Instruction —
From the first line of the listing below to the line with "-2.1, -2.0, -2.1, -2.4, -2.9, -3.3]", print each line exactly, and nothing more. Leave out the pictures.

Collected data —
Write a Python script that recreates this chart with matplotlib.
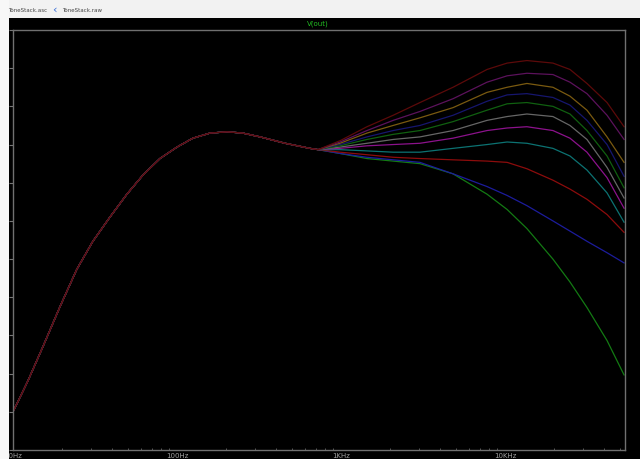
import numpy as np
import matplotlib.pyplot as plt
from matplotlib.patches import Rectangle

# parte comun (todas las curvas coinciden hasta ~720 Hz)
f_com = [10, 12.3, 15.2, 19.4, 24.5, 30.7, 39, 49.5, 62, 78.7, 100, 125, 159, 202, 252, 321, 456, 647]
db_com = [-24.0, -21.6, -18.9, -15.7, -12.8, -10.6, -8.7, -6.9, -5.4, -4.1, -3.2, -2.5,
          -2.1, -2.0, -2.1, -2.4, -2.9, -3.3]

# parte donde se separan las curvas (.step)
f_step = [724, 986, 1440, 2080, 3030, 4820, 7770, 10300, 13600, 19600, 24900, 31600, 41900, 53200]
db_c1 = [-3.4, -2.7, -1.6, -0.7, 0.3, 1.5, 2.9, 3.4, 3.6, 3.4, 2.9, 1.8, 0.3, -1.6]
db_c2 = [-3.4, -2.8, -1.9, -1.1, -0.4, 0.6, 1.9, 2.4, 2.6, 2.5, 1.9, 1.0, -0.7, -2.6]
db_c3 = [-3.4, -2.9, -2.1, -1.5, -0.9, -0.1, 1.1, 1.5, 1.8, 1.5, 0.8, -0.3, -2.4, -4.4]
db_c4 = [-3.4, -3.0, -2.4, -1.9, -1.5, -0.7, 0.4, 0.9, 1.0, 0.7, 0.1, -1.1, -3.0, -5.5]
db_c5 = [-3.4, -3.1, -2.6, -2.2, -1.9, -1.2, -0.3, 0.2, 0.3, 0.0, -0.6, -1.9, -3.9, -6.4]
db_c6 = [-3.4, -3.2, -2.9, -2.6, -2.4, -1.9, -1.1, -0.8, -0.6, -0.8, -1.5, -2.6, -4.8, -7.2]
db_c7 = [-3.4, -3.3, -3.1, -3.0, -2.9, -2.5, -1.9, -1.7, -1.6, -1.9, -2.5, -3.6, -5.6, -8.0]
db_c8 = [-3.4, -3.4, -3.5, -3.6, -3.6, -3.3, -3.0, -2.8, -2.9, -3.3, -3.9, -5.0, -6.8, -9.1]
db_c9 = [-3.4, -3.6, -3.8, -4.0, -4.1, -4.2, -4.3, -4.4, -4.9, -5.8, -6.5, -7.3, -8.5, -9.9]
db_c10 = [-3.4, -3.7, -4.0, -4.2, -4.4, -5.3, -6.3, -7.0, -7.8, -9.0, -9.8, -10.6, -11.5, -12.3]
db_c11 = [-3.4, -3.7, -4.1, -4.3, -4.5, -5.3, -6.9, -8.1, -9.6, -12.0, -13.8, -15.8, -18.4, -21.1]

curvas = [db_c11, db_c10, db_c9, db_c8, db_c7, db_c6, db_c5, db_c4, db_c3, db_c2, db_c1]
colores = ['#137a13', '#1c1c9c', '#8c0c0c', '#0c7272', '#8c128c', '#666666',
           '#106010', '#16166e', '#7a5a10', '#5c125c', '#5c0a0a']

xticks = [10, 100, 1000, 10000]
xlabels = ['10Hz', '100Hz', '1KHz', '10KHz']
yticks = [6 - 3 * i for i in range(12)]

fig = plt.figure(figsize=(6.4, 4.59), dpi=100, facecolor='black')
ax = fig.add_axes([13/640, 9/459, 612/640, 420/459], facecolor='black')

f_all = f_com + f_step
for db, c in zip(curvas, colores):
    ax.plot(f_all, db_com + db, color=c, lw=0.9)

ax.set_xscale('log')
ax.set_xlim(10, 10**(1 + 612/164))
ax.set_ylim(-27, 6)
ax.set_xticks(xticks)
ax.set_xticklabels(xlabels)
ax.set_yticks(yticks)
ax.set_yticklabels([])
ax.tick_params(axis='x', which='major', length=0, pad=2, labelsize=5, labelcolor='#a0a0a0')
ax.tick_params(axis='x', which='minor', length=1.5, direction='in', color='#666666')
ax.tick_params(axis='y', length=3, direction='out', color='#777777')
for s in ax.spines.values():
    s.set_color('#707070')
    s.set_linewidth(1)

fig.text(318/640, 1 - 24/459, 'V(out)', color='#22bb22', fontsize=5, ha='center', va='center')

# barra de pestañas y franja izquierda
fig.patches.append(Rectangle((0, 1 - 18/459), 1, 18/459, transform=fig.transFigure,
                             facecolor='#f2f2f2', edgecolor='none', zorder=5))
fig.patches.append(Rectangle((0, 0), 9/640, 1, transform=fig.transFigure,
                             facecolor='#f7f7f7', edgecolor='none', zorder=5))
fig.text(8/640, 1 - 10/459, 'ToneStack.asc', fontsize=4, color='#444444', va='center', zorder=6)
fig.text(52/640, 1 - 10/459, '\u2039', fontsize=8, color='#3a6fd8', va='center', zorder=6)
fig.text(62/640, 1 - 10/459, 'ToneStack.raw', fontsize=4, color='#444444', va='center', zorder=6)

fig.savefig('out.png', dpi=100, facecolor='black')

Response to this task —
Write a Python script that recreates this chart with matplotlib.
import numpy as np
import matplotlib.pyplot as plt
from matplotlib.patches import Rectangle

# parte comun (todas las curvas coinciden hasta ~720 Hz)
f_com = [10, 12.3, 15.2, 19.4, 24.5, 30.7, 39, 49.5, 62, 78.7, 100, 125, 159, 202, 252, 321, 456, 647]
db_com = [-24.0, -21.6, -18.9, -15.7, -12.8, -10.6, -8.7, -6.9, -5.4, -4.1, -3.2, -2.5,
          -2.1, -2.0, -2.1, -2.4, -2.9, -3.3]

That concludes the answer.